Uses for bottles of coke

I spotted a news article a couple of days ago on News 24 about the impending problems that will occur when the cost of tourist visas for non EU citizens travelling to Lithuania rises from somewhere in the region of 7 Euros to ten times the price. The biggest impact will be on neighbouring Belorus, a country most people have not heard of, despite its being in Europe. (I once went into a map shop in Newcastle and asked for a map of the country. Back came the reply, "Belorus? Is that a country?" So if a map shop said that....)
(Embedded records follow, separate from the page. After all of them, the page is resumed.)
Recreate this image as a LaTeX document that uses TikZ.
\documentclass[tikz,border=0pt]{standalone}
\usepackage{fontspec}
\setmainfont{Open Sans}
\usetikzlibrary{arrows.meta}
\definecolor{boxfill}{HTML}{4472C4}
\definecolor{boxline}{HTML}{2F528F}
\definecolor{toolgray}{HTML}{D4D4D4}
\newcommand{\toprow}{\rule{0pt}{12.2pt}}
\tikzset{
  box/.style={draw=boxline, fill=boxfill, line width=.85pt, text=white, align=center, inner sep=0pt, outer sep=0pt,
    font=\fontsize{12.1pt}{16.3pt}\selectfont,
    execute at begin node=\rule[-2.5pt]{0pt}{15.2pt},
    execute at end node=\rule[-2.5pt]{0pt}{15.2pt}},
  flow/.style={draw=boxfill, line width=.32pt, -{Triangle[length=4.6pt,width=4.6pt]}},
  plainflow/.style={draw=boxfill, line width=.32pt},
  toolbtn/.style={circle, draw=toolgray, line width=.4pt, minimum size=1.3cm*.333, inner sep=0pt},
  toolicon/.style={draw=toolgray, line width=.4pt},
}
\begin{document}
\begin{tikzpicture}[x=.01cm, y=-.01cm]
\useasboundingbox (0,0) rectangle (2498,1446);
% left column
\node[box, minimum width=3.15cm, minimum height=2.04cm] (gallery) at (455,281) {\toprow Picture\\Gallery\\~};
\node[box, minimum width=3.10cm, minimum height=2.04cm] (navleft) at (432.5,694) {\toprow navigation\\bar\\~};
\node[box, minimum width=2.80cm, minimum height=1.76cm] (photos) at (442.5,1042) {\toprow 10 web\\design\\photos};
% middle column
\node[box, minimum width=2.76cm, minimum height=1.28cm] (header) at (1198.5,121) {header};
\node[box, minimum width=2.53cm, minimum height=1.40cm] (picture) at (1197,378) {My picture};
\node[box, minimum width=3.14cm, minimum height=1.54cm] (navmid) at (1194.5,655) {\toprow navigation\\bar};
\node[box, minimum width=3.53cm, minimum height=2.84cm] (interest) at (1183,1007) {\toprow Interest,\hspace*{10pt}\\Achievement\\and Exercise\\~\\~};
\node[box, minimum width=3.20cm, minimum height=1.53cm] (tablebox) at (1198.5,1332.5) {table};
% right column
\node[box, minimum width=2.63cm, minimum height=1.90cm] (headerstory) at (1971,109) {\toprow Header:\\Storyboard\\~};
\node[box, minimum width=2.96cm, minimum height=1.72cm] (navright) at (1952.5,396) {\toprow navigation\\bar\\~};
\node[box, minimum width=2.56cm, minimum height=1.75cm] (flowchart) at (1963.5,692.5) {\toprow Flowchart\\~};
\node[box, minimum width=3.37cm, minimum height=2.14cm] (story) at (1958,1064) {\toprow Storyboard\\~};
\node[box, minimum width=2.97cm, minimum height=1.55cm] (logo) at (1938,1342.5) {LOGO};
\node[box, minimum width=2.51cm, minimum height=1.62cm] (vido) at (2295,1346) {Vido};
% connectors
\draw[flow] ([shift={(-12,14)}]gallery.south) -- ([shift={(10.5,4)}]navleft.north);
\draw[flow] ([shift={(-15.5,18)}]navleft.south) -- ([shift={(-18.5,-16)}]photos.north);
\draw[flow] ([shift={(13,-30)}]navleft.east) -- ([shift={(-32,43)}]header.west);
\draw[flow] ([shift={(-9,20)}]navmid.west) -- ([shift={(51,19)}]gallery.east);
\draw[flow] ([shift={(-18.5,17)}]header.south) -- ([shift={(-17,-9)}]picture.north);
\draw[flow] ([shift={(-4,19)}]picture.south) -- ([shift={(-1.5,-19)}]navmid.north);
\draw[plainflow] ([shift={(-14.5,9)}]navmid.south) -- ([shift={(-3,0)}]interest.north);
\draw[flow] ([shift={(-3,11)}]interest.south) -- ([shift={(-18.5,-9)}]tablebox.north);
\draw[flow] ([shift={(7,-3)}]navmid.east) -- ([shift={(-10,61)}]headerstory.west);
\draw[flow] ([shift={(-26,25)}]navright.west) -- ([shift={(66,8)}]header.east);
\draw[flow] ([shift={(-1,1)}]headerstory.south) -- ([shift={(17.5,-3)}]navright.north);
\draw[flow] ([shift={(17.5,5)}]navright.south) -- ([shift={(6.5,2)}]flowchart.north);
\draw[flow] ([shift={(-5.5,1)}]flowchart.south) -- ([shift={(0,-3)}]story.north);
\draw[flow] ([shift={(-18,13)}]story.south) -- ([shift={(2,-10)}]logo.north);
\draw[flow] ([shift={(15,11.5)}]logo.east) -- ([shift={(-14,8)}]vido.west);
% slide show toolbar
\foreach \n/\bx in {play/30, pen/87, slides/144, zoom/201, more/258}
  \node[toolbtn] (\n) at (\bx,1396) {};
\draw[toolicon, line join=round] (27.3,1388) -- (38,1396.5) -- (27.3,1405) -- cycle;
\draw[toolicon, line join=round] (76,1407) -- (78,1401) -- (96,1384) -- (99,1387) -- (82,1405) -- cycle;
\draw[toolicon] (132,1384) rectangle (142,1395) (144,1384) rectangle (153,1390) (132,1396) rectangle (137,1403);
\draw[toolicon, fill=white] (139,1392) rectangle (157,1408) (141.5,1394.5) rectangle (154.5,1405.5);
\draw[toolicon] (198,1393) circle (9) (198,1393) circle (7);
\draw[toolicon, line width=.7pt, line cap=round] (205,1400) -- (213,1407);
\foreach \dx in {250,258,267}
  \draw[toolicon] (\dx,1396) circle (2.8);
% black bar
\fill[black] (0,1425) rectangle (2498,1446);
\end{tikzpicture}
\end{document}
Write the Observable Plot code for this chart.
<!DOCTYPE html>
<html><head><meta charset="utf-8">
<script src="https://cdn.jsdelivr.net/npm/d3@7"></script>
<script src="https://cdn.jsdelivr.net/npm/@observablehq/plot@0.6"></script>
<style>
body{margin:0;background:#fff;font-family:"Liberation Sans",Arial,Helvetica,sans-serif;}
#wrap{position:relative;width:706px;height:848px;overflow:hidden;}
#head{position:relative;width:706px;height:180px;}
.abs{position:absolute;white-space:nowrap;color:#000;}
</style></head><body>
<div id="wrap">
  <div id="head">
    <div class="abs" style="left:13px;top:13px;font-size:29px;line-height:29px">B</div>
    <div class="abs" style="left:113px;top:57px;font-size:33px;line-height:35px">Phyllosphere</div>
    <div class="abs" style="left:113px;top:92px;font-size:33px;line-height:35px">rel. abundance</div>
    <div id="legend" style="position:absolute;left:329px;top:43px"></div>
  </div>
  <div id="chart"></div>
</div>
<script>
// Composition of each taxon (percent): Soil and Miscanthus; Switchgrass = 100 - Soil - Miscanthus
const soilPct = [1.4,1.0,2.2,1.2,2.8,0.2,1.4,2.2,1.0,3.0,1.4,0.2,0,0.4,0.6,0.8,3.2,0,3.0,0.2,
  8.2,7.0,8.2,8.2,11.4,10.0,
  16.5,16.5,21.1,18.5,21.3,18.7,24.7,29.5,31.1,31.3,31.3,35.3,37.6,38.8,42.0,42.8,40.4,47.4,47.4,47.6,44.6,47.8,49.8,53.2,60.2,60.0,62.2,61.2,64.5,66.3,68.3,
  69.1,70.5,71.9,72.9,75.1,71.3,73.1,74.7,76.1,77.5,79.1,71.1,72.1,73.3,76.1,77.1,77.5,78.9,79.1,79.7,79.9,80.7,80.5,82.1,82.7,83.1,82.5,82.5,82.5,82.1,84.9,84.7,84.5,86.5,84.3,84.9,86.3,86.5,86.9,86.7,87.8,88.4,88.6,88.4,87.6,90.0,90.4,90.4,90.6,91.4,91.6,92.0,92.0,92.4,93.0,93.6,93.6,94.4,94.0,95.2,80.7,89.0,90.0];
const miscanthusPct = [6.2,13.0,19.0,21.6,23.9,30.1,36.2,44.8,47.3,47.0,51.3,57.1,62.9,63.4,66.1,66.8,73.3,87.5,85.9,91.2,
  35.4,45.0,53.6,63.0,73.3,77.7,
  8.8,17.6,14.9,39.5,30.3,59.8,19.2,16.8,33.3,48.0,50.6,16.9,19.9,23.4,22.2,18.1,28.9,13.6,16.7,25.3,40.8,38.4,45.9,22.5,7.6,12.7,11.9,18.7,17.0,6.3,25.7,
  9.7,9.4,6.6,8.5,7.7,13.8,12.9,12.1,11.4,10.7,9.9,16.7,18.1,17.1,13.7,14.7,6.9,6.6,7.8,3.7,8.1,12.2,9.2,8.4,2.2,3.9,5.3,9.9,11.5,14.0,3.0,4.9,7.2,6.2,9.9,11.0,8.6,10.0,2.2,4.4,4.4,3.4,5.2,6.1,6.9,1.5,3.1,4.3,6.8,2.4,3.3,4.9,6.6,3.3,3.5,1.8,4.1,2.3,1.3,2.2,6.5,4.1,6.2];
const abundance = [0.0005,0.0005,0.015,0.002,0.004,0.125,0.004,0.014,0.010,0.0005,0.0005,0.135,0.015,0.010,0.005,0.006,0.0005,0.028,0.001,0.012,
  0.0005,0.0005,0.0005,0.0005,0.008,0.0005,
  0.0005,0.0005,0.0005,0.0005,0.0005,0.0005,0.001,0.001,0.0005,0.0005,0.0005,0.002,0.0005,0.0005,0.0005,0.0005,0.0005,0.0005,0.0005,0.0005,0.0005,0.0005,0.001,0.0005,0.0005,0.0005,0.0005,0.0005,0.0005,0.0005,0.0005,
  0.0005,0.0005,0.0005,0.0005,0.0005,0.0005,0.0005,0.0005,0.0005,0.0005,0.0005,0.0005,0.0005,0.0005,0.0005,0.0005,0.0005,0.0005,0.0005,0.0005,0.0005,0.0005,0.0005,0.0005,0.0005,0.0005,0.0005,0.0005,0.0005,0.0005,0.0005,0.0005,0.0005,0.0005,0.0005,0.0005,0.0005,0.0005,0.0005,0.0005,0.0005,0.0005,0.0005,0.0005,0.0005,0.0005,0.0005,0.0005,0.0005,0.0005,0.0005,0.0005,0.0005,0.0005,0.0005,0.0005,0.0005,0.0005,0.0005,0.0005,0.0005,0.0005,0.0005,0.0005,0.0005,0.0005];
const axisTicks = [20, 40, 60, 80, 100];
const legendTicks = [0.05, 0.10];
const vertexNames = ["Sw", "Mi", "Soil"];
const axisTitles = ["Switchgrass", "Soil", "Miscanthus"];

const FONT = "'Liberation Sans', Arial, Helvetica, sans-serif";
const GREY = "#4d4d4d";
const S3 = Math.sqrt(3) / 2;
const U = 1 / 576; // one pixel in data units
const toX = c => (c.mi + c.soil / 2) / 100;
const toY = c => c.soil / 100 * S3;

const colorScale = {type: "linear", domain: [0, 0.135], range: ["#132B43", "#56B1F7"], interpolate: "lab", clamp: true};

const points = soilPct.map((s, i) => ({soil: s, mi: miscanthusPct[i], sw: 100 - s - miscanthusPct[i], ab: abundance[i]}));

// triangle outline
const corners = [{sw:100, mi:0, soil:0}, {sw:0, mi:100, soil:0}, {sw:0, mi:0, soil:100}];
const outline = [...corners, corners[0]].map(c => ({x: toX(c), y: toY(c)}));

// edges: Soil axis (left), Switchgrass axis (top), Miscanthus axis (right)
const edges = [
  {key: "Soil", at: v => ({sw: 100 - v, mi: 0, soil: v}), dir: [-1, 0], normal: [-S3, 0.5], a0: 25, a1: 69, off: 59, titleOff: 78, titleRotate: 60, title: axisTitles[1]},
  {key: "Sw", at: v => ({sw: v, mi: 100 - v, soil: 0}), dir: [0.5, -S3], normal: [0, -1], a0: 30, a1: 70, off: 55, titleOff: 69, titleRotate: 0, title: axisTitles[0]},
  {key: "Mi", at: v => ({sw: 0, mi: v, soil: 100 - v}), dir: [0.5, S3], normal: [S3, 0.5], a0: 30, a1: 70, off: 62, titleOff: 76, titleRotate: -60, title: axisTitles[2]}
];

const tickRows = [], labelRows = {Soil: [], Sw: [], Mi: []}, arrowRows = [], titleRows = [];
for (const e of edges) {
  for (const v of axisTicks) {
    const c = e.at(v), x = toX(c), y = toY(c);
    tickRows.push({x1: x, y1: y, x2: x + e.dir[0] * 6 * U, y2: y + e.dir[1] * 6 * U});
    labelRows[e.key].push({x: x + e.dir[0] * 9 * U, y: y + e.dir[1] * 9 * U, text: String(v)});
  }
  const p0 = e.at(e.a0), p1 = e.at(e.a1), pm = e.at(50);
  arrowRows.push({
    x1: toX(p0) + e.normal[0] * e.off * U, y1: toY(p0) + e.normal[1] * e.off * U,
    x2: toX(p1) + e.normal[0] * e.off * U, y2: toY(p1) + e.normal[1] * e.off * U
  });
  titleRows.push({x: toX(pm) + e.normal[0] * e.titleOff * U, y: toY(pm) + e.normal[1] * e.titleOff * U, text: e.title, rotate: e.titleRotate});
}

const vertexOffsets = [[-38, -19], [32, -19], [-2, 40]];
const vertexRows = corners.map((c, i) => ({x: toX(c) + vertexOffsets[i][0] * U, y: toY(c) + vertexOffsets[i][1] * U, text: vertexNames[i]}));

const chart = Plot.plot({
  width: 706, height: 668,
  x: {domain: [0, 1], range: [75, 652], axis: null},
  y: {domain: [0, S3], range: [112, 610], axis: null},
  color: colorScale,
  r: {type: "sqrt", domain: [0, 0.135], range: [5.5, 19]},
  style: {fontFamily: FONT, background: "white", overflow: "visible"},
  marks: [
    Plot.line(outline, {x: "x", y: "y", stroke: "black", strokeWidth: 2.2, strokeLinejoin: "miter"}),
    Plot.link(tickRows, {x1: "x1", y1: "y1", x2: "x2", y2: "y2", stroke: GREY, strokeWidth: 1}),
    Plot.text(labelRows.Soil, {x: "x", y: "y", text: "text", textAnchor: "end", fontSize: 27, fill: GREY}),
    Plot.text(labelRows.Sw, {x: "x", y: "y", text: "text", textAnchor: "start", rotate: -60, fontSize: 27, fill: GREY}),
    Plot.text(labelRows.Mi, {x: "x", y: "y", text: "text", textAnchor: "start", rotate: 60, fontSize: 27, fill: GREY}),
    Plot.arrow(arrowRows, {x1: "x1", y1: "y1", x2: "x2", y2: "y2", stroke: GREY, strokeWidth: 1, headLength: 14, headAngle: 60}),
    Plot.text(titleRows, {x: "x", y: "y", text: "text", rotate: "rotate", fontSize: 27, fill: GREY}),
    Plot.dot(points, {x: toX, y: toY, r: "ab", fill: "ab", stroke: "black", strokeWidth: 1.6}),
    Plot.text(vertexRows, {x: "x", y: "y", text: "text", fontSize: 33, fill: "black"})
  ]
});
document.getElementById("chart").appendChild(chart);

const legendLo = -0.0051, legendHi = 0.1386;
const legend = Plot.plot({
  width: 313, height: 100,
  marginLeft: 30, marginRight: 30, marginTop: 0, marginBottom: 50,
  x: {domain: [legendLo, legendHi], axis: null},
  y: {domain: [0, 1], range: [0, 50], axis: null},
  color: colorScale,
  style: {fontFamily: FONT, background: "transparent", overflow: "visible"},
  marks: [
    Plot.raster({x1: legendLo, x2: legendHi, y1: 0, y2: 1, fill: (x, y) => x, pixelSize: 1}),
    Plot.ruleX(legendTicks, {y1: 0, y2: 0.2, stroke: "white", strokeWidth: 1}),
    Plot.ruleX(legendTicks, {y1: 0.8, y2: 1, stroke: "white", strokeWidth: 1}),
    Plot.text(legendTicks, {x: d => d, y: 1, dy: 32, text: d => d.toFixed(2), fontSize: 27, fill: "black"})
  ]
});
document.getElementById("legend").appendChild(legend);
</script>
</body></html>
The News 24 item explained that there is a growing tourism trade in Lithuania fuelled by Belorussians visiting to buy goods that are otherwise not available in their own, rather poorer and centrally state managed country, dubbed the last dictatorship in Europe. It was filmed at the border between Lithuania and Belorus. It reminded me of when I was crossing the same border back in 1999 when we were on a tour of Eastern Europe. Our tour guide handed out visa forms on the coach as we left Vilnius and warned us that we could get stuck for a few hours at the border unless a kindly borderguard on the Belorussian side could be persuaded to let us through. There was however the rigmarole of filling in the visa forms to go through. Since only the tour guide could speak Russian, he talked us through where to put our names, ages, hotels we were staying in and a whole load of other information about where we were born, purpose of the visit and so on. He also suggested we leave blank the bit asking us to declare which weapons, including guns and missile launchers, we were carrying. Fortunately I had decided not to buy that ground to air heat seeking anti aircraft missile I saw in that quaint tourist shop we had visited in Riga!

The guide then took all our completed forms and our passports and left the coach with a bottle of coke from the on board fridge, warning us he may be some time. 10 minutes later he returned with all the passports stamped but missing the coke. We were then waved through and were back on the road heading for Minsk.

Turns out the cost of the shortcut was the bottle of coke. All the completed visa forms were immediately filed in the wastepaper bin and we could have put any name on the visa form.

It's amazing what you can do with a bottle of coke!